Она протянула мне смуглую гладкую руку:
– Рада познакомиться, я – Джеки, – улыбнулась она.
Ей было лет сорок пять, но с расстояния в несколько футов могло показаться, что лет на десять меньше.
– Вообще-то, я пишу свое имя как Чаки, – пояснила она. – Когда его пишут Джеки, это как-то слишком обыкновенно, правда?
Я не знала, что на это ответить, поэтому просто вежливо улыбнулась и сказала:
– Меня зовут Рейчел.
– Привет, Рейчел, – улыбнулась она. – Рейчел пишется через «е» или через «э», через два «л» или через одно?
И вот с этой сумасшедшей я буду жить в одной комнате?
И вообще. Почему она тут убирает? Разве она не пациентка? Я была уверена, что видела ее за столом во время ланча. У меня екнуло сердце. Неужели они приняли всерьез всю эту ерунду с моей наркоманией?
– Вы пропустили кусочек пола около двери, Чаки, – напомнил доктор и направился к лестнице.
Чаки бросила ему вслед такой взгляд, что я удивляюсь, как это он не превратился в камень.
– Не забудьте свой чемодан, Рейчел, – напомнил доктор Биллингс.
И он стал подниматься по лестнице вверх, предоставив мне тащить чемодан, который весил не меньше тонны. Рассчитывая, что в Клойстерсе будет полно знаменитостей, я привезла всю свою одежду да еще кое-что из вещей Хелен, которые мне подошли. Я бы с удовольствием захватила все вещи Хелен, но она была маленькая и изящная, а я – здоровенная, так что мне могло подойти только что-нибудь безразмерное, то, что на любого налезет. А так, конечно, было бы очень забавно, если бы, сдав меня в Клойстерс, она вернулась домой, открыла свой шкаф и обнаружила, что он пуст.
Обливаясь потом под тяжестью чемодана, ковыляя мимо обшарпанных стен, я проклинала свою злую судьбу, забросившую меня сюда как раз, когда, по-видимому, делали ремонт.
– Когда закончат ремонт? – крикнула я Биллингсу в надежде, что он ответит: «Скоро».
Он только усмехнулся и не ответил. Все-таки он сам придурок, с внезапной злобой подумала я.

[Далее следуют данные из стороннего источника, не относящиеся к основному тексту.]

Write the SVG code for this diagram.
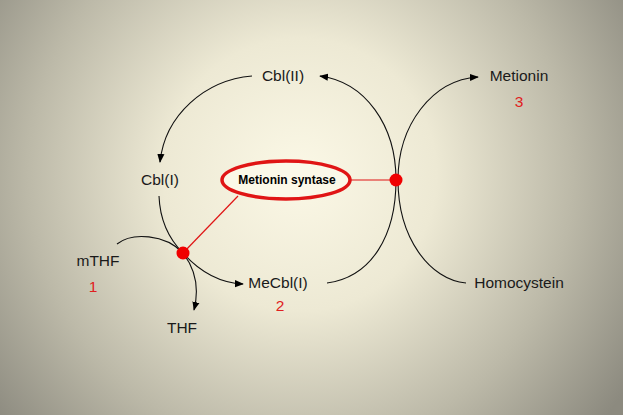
<svg xmlns="http://www.w3.org/2000/svg" width="623" height="415" viewBox="0 0 623 415">
<defs>
<radialGradient id="bg" gradientUnits="userSpaceOnUse" cx="300" cy="175" r="390">
<stop offset="0" stop-color="#fbf8e6"/>
<stop offset="0.35" stop-color="#ede9d4"/>
<stop offset="0.7" stop-color="#bcb9a8"/>
<stop offset="1" stop-color="#8c8a7f"/>
</radialGradient>
<marker id="ah" viewBox="0 0 10 10" refX="9" refY="5" markerWidth="9" markerHeight="9" markerUnits="userSpaceOnUse" orient="auto">
<path d="M0,1 L10,5 L0,9 z" fill="#000"/>
</marker>
</defs>
<style>
.lbl{font-family:"Liberation Sans",Arial,sans-serif;font-size:15.5px;fill:#1a1a1a;text-anchor:middle}
.num{font-family:"Liberation Sans",Arial,sans-serif;font-size:15.5px;fill:#e02020;text-anchor:middle}
.c{fill:none;stroke:#111;stroke-width:1.1}
.r{stroke:#e01515;stroke-width:1.2;fill:none}
.dot{fill:#f00000}
</style>
<rect width="623" height="415" fill="url(#bg)"/>
<g id="connectors">
<path class="c" d="M252,76 C205,80 165,115 160,162" marker-end="url(#ah)"/>
<path class="c" d="M396,180 C396,125 365,82 320,76" marker-end="url(#ah)"/>
<path class="c" d="M327,283 C372,277 396,235 396,180"/>
<path class="c" d="M398,180 C398,125 432,80 478,77" marker-end="url(#ah)"/>
<path class="c" d="M398,180 C398,238 430,280 466,283"/>
<path class="c" d="M159,196 C160,222 170,240 183,253"/>
<path class="c" d="M117,244 C132,232 165,234 183,253"/>
<path class="c" d="M183,253 C200,272 220,283 243,284" marker-end="url(#ah)"/>
<path class="c" d="M183,253 C196,270 199,290 194,310" marker-end="url(#ah)"/>
<line class="r" x1="350" y1="180" x2="396" y2="180"/>
<line class="r" x1="238" y1="196" x2="183" y2="253"/>
</g>
<g id="enzyme">
<ellipse cx="286" cy="180" rx="64" ry="19" fill="#fbf8e8" stroke="#e01515" stroke-width="3.5"/>
<text x="287" y="184" font-family="'Liberation Sans',Arial,sans-serif" font-size="12" font-weight="bold" fill="#000" text-anchor="middle">Metionin syntase</text>
</g>
<g id="dot-right"><circle class="dot" cx="396" cy="180" r="6.5"/></g>
<g id="dot-left"><circle class="dot" cx="183" cy="253" r="6.5"/></g>
<g id="cbl2"><text class="lbl" x="283" y="81">Cbl(II)</text></g>
<g id="cbl1"><text class="lbl" x="160" y="185">Cbl(I)</text></g>
<g id="mthf"><text class="lbl" x="98" y="266">mTHF</text><text class="num" x="93" y="292">1</text></g>
<g id="mecbl"><text class="lbl" x="278" y="288">MeCbl(I)</text><text class="num" x="280" y="311">2</text></g>
<g id="thf"><text class="lbl" x="182" y="333">THF</text></g>
<g id="metionin"><text class="lbl" x="519" y="81">Metionin</text><text class="num" x="519" y="107">3</text></g>
<g id="homocystein"><text class="lbl" x="519" y="288">Homocystein</text></g>
</svg>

Я совсем выбилась из сил и задыхалась. Возможно, когда стены заново покрасят, а на пол положат паласы, здесь будет, как в фешенебельном отеле. А пока, честно говоря, все это больше напоминало интерьеры диккенсовского сиротского приюта. Моя комната разочаровала меня еще больше. Это был предел. Почему она такая маленькая? В ней едва помещались две односпальные койки. На этом, впрочем, и кончалось сходство с монашеской кельей. Разве что у монахов бывают розовые нейлоновые покрывала. Я таких не видела с детства, с семидесятых. Ничего общего с хрустящим белым ирландским постельным бельем, которого я ожидала. Проходя мимо кровати, я услышала характерное потрескивание, и волосы у меня на ноге встали дыбом.
Шаткий белый шкафчик был заполнен разными бутылочками с кремами от «Ланком» и «Эсте Лаудер». Наверно, они принадлежали Чаки. Для моих двух жалких коробочек «Пондс» просто не осталось места.
– Сейчас я оставлю вас, – сказал доктор Биллингс. – Групповые занятия начинаются в два, вы в группе Джозефины. Не опаздывайте.
Групповые занятия? Группа Джозефины? А что будет, если я опоздаю? Где мне взять плечики для одежды?
– А где?..
– Спросите у других пациентов, – отрезал доктор. – Они будут рады помочь.
И ушел!
Подлый ублюдок, злобно подумала я. Ленивая, невоспитанная дрянь. Не обеспечить мне вегетарианскую пищу! Не поднести мой чемодан! Не помочь устроиться! Не допереть, что никакая я не наркоманка! Спросите других пациентов… Когда выйду отсюда, обязательно напишу письмо в газету и назову его имя. Ленивая тварь. И ведь небось получает кучу денег, моих денег!
Я осмотрелась. Ну и дыра! В отчаянии я бросилась на постель, и пузырек валиума, о котором я совсем забыла, чуть не выпустил мне кишки. Немного успокоившись, я решила пока спрятать пузырек в тумбочку. Но как только я попыталась встать, покрывало поднялось вместе со мной. Сколько я ни отрывала его от одежды, оно тут же опять ко мне «приклеивалось».
Я была подавлена, разочарована, полностью деморализована.